Suppression of HSV-1 infection and viral reactivation by CRISPR-Cas9 gene editing in 2D and 3D culture models.

Although our understanding of herpes simplex virus type 1 (HSV-1) biology has been considerably enhanced, developing therapeutic strategies to eliminate HSV-1 in latently infected individuals remains a public health concern. Current antiviral drugs used for the treatment of HSV-1 complications are not specific and do not address latent infection. We recently developed a CRISPR-Cas9-based gene editing platform to specifically target the HSV-1 genome. In this study, we further used 2D Vero cell culture and 3D human induced pluripotent stem cell-derived cerebral organoid (CO) models to assess the effectiveness of our editing constructs targeting viral ICP0 or ICP27 genes.
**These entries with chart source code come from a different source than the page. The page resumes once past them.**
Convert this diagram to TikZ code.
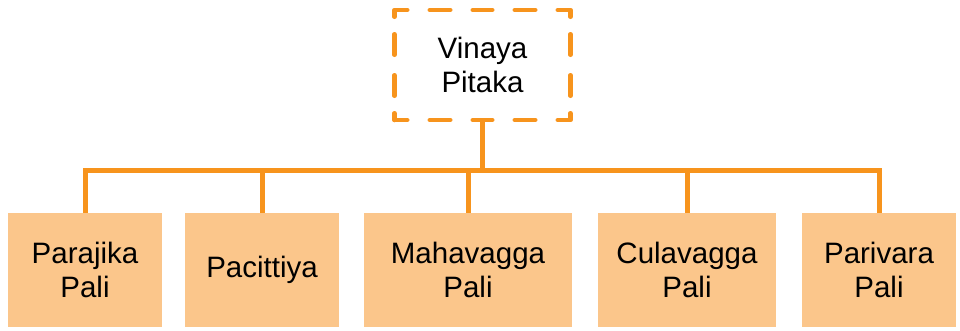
\documentclass[tikz,border=0pt]{standalone}
\usepackage{fontspec}
\setmainfont{Liberation Sans}
\usepackage{tikz}
\usetikzlibrary{positioning,calc}

\definecolor{vorange}{HTML}{F7941D}
\definecolor{vfill}{HTML}{FBC68B}

\begin{document}
\begin{tikzpicture}[
    x=1pt, y=-1pt,
    book/.style={rectangle, fill=vfill, minimum height=114pt, inner sep=0pt, align=center, font=\fontsize{29.5}{34}\selectfont},
    pitaka/.style={rectangle, minimum width=176pt, minimum height=110pt, inner sep=0pt, outer sep=0pt, align=center, font=\fontsize{29.5}{34}\selectfont},
    dashborder/.style={draw=vorange, line width=4.5pt, line cap=round, line join=round,
        dash pattern=on 19.5pt off 17.5pt on 20.5pt off 20.5pt on 20.5pt off 17.5pt
                     on 19.5pt off 22.5pt on 20.5pt off 22.5pt on 19.5pt off 22.5pt on 20.5pt off 22.5pt
                     on 19.5pt off 17.5pt on 20.5pt off 20.5pt on 20.5pt off 17.5pt
                     on 19.5pt off 22.5pt on 20.5pt off 22.5pt on 19.5pt off 22.5pt on 20.5pt off 22.5pt,
        dash phase=12.75pt},
    link/.style={draw=vorange, line width=5pt, line join=miter}
]
\useasboundingbox (0,0) rectangle (960,330);

% Root
\node[pitaka] (vinaya) at (482.5,65) {Vinaya\\Pitaka};
\draw[dashborder] (vinaya.south west) -- (vinaya.north west) -- (vinaya.north east) -- (vinaya.south east) -- cycle;

% Books
\node[book, minimum width=154pt] (parajika) at (85,270) {Parajika\\Pali};
\node[book, minimum width=154pt] (pacittiya) at (262,270) {Pacittiya};
\node[book, minimum width=208pt] (mahavagga) at (468,270) {Mahavagga\\Pali};
\node[book, minimum width=178pt] (culavagga) at (687,270) {Culavagga\\Pali};
\node[book, minimum width=154pt] (parivara) at (879,270) {Parivara\\Pali};

% Connectors
\coordinate (bus) at (482.5,170);
\draw[link] (vinaya) -- (bus);
\draw[link] (parajika) |- (bus) -| (parivara);
\foreach \n in {pacittiya, mahavagga, culavagga}
    \draw[link] (\n) -- (\n.north |- bus);

\end{tikzpicture}
\end{document}
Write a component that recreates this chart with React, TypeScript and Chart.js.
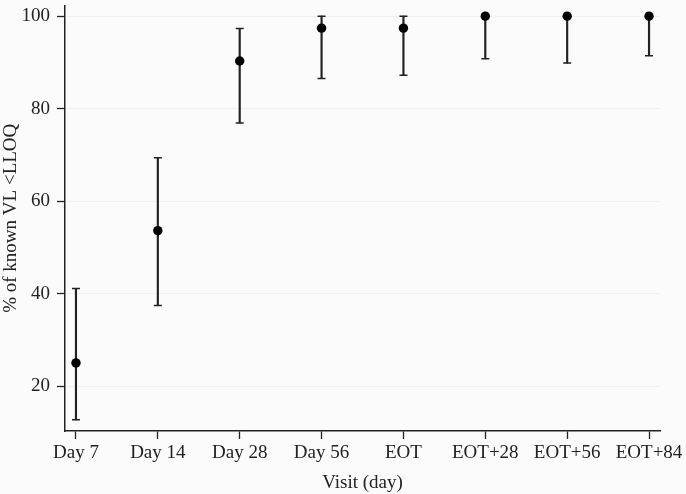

We found that targeting the ICP0 or ICP27 genes with AAV2-CRISPR-Cas9 vectors in Vero cells drastically suppressed HSV-1 replication. In addition, we productively infected COs with HSV-1, characterized the viral replication kinetics, and established a viral latency model. Finally, we discovered that ICP0- or ICP27-targeting AAV2-CRISPR-Cas9 vector significantly reduced viral rebound in the COs that were latently infected with HSV-1. In summary, our results suggest that CRISPR-Cas9 gene editing of HSV-1 is an efficient therapeutic approach to eliminate the latent viral reservoir and treat HSV-1-associated complications.